The defense hinted at the general unreliability of meta-analysis, with references to References Manual on Scientific Evidence at 381 (2d ed. 2000)(noting problems with meta-analysis), and other, relatively dated papers.  See, e.g., John Bailar, “Assessing Assessments,” 277 Science 529 (1997)(arguing that “problems have been so frequent and so deep, and overstatements of the strength of conclusions so extreme, that one might well conclude there is something seriously and fundamentally wrong with [meta-analysis].”).  The Reference Manual language carried over into the third edition, is out of date, and represents a failing of the new edition.  See The Treatment of Meta-Analysis in the Third Edition of the Reference Manual on Scientific Evidence” (Nov. 14, 2011).

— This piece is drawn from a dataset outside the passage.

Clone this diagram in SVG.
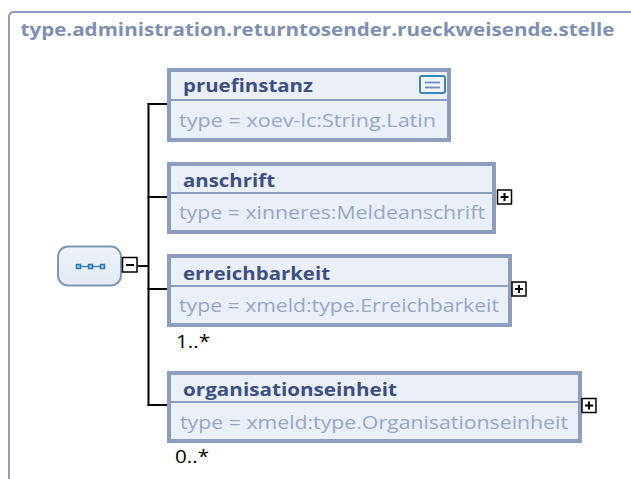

The plaintiffs came forward with some descriptive statistics of the prevalence of meta-analysis in contemporary biomedical literature.  The defendants gave mostly argument; there is a dearth of citation to defense expert witnesses, affidavits, consensus papers on meta-analysis, textbooks, papers by leading authors, and the like.  The defense challenge suffered from being diffuse and unfocused; it lost persuasiveness by including weak, collateral issues such as claiming that Dr. Ix was opining “only” on a “more likely than not” basis, and that he had not consulted with other experts, and that he had failed to use randomized trial data.  The defense was quick to attack perceived deficiencies, but it did not illustrate how or why the alleged deficiencies threatened the validity of Dr. Ix’s meta-analysis.  Indeed, even when the defense made strong points, such as the exclusion of zero-event cohort studies, it failed to document that such studies existed, and that their inclusion might have made a difference.